Alguém de bom senso, neste partido, não se repugna em saber que traficantes de
armas, como Pierre Falcone, Gaidamak, sem que nenhum processo tenha passado na
Assembleia Nacional, pelo simples poder discricionário do Presidente da
República exibam, passaportes angolanos?
Como
entender que um corrupto, como o presidente do grupo chinês de construção
Citic, nos mesmo moldes, José Eduardo dos Santos, lhe tenha, dado
nacionalidade e passaporte diplomático?
É
tudo isso que faz os deputados, questionarem, com legitimidade, estes equívocos
e crimes constitucionais, porquanto “os artigos 119º, 120º, 121º, 122º e 123º
da Constituição da República de Angola estabelecem 22 competências do Presidente
da República, enquanto Chefe de Estado; 12 competências enquanto Titular do
Poder Executivo; 5 competências no domínio das relações internacionais; 10
competências na qualidade de Comandante em Chefe das Forças Armadas Angolanas;
e 5 competências, em matéria de segurança nacional”, assinalando que “é muita
competência para um só angolano e não se lhe devia acrescer a competência de
dar, voltar a dar ou retirar a nacionalidade angolana a quem queira, quando
queira e como queira; uma competência que não está entre nenhuma das 54
competências atrás referidas.
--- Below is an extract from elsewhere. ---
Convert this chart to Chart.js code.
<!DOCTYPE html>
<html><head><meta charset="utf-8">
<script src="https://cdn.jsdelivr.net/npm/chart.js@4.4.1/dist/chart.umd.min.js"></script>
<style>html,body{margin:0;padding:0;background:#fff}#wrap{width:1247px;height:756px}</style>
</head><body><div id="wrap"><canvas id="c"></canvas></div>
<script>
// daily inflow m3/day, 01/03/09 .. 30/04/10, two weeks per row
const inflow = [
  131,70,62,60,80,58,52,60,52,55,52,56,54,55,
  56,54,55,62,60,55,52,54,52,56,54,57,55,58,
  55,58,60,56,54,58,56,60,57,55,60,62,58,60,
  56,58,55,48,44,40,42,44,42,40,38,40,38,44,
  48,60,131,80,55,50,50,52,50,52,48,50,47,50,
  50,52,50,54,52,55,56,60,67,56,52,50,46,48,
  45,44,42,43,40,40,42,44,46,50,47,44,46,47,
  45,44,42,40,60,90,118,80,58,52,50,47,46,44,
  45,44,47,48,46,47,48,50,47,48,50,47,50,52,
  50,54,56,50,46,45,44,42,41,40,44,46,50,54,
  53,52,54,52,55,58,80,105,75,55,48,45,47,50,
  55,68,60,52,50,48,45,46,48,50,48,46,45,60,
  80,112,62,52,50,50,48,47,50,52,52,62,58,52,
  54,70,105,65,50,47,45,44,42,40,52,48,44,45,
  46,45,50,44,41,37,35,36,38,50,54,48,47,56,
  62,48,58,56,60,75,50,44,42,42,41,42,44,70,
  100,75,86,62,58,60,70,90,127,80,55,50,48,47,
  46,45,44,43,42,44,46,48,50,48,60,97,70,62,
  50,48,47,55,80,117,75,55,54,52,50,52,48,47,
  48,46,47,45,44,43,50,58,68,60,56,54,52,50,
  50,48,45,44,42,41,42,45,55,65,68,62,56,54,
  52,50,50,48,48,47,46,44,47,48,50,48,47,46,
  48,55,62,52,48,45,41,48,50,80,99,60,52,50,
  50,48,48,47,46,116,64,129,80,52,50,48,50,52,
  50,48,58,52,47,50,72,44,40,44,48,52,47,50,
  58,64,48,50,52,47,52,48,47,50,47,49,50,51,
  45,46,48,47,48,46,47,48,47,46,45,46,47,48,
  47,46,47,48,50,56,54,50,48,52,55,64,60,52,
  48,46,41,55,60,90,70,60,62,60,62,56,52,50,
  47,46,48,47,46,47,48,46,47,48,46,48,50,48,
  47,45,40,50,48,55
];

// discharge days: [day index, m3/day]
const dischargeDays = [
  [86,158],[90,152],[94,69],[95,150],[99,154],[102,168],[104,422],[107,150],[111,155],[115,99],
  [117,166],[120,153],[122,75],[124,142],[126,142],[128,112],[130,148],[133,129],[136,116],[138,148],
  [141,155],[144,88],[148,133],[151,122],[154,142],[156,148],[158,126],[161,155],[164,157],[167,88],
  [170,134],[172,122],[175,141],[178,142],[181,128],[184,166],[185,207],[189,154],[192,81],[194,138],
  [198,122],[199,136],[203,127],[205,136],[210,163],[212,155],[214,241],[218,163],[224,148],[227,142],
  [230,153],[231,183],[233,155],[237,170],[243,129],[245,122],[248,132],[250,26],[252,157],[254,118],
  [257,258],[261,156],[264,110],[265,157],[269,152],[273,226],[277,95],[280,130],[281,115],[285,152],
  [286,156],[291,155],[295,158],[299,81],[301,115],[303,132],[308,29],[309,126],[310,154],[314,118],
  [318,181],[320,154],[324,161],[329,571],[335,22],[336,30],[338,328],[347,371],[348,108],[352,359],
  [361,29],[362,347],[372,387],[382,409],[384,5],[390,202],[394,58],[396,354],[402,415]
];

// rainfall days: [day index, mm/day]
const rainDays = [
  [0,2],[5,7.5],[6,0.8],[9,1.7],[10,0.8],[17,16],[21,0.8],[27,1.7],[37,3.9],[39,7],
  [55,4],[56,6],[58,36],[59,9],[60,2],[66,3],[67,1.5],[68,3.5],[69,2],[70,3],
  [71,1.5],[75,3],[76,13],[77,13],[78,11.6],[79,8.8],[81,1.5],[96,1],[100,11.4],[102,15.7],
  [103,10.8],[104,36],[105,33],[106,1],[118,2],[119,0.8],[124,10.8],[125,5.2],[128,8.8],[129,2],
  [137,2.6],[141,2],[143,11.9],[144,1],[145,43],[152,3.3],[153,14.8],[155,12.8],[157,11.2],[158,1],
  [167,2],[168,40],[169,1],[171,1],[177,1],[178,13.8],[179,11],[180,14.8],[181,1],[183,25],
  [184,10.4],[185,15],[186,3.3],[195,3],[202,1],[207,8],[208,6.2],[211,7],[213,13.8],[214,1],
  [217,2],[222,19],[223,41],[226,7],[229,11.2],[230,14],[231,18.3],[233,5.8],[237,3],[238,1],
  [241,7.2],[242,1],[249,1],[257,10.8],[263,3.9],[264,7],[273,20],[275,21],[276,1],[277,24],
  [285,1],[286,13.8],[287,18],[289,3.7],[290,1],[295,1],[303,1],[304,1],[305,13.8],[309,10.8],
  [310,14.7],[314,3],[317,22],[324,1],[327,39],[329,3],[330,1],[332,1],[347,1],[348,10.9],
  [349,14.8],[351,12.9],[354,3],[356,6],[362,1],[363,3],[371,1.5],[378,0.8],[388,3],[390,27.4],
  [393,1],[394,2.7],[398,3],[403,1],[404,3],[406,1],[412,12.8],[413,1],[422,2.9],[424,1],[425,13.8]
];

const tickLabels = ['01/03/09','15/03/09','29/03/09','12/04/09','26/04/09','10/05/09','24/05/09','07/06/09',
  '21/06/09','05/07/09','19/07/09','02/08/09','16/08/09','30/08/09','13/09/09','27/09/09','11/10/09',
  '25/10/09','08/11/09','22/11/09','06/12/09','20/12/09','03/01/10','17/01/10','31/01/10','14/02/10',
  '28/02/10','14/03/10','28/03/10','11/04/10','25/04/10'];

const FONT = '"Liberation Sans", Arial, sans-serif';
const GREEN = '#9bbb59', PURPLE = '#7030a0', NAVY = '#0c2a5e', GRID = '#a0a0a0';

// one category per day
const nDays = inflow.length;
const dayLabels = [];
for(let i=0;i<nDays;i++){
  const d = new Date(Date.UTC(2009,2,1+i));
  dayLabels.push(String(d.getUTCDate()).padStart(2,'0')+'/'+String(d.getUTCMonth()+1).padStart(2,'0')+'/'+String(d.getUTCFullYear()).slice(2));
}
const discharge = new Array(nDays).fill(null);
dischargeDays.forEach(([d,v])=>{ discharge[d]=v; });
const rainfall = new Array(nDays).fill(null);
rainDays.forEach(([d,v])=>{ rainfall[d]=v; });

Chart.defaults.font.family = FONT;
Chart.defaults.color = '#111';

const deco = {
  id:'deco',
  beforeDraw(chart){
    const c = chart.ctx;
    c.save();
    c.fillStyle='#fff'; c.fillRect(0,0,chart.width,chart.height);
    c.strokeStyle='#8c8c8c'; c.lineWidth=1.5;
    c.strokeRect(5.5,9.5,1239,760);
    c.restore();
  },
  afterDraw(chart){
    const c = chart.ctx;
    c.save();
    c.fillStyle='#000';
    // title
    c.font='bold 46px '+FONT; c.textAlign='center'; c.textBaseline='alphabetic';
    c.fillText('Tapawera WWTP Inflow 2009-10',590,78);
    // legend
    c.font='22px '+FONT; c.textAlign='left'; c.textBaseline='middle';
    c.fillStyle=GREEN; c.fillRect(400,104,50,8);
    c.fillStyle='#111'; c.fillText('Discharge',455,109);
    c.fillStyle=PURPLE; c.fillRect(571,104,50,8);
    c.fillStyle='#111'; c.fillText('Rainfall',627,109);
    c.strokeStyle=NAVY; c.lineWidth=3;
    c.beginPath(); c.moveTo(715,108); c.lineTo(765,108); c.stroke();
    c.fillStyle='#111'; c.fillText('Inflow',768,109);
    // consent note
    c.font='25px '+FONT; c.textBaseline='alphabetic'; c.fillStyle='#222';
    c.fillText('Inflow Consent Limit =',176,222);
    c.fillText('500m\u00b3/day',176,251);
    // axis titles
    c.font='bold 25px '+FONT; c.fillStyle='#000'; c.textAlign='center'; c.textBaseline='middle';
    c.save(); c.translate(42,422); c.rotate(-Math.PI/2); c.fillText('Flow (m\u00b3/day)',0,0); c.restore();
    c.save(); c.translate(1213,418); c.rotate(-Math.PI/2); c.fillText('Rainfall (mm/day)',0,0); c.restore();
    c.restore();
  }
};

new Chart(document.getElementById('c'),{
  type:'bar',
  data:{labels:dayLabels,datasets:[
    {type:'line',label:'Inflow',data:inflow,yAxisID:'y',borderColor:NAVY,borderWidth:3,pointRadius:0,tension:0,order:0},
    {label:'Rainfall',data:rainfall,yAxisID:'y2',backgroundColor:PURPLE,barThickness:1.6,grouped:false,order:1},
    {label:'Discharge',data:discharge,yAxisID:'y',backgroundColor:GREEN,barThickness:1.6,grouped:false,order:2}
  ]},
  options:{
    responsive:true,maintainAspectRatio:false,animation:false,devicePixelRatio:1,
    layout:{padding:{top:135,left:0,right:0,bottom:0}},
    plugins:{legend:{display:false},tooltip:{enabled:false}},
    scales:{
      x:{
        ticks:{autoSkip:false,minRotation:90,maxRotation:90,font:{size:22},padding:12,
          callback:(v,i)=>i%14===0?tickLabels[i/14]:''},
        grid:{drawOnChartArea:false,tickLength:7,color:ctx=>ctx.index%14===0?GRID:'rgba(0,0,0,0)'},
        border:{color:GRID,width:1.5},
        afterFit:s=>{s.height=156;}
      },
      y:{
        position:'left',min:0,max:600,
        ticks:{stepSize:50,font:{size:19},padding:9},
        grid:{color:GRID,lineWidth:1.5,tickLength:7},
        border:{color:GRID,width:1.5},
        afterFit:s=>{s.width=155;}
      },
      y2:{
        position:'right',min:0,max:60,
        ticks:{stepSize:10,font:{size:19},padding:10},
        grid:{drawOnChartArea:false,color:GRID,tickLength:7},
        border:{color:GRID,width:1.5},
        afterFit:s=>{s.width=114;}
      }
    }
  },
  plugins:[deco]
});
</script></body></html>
A aquisição, a perda e a reaquisição da
nacionalidade é assunto da Assembleia Nacional e apenas dela”.
Neste
contexto, corrobora que a questão da nacionalidade “não é assunto do MPLA, da
UNITA, da CASA-CE, do PRS, da FNLA, do Bloco Democrático, do PDP-ANA. É um
assunto de Angola e da angolanidade que não deve ser tratado com ligeirezas e
com o qual ninguém devia sentir-se autorizado a brincar. E se o Presidente da
República é nosso, de todos nós, há algum mal em aconselhá-lo a pisar um
bocadinho no travão lá onde a velocidade e o extravasar de competências põem
claramente em risco a segurança nacional?”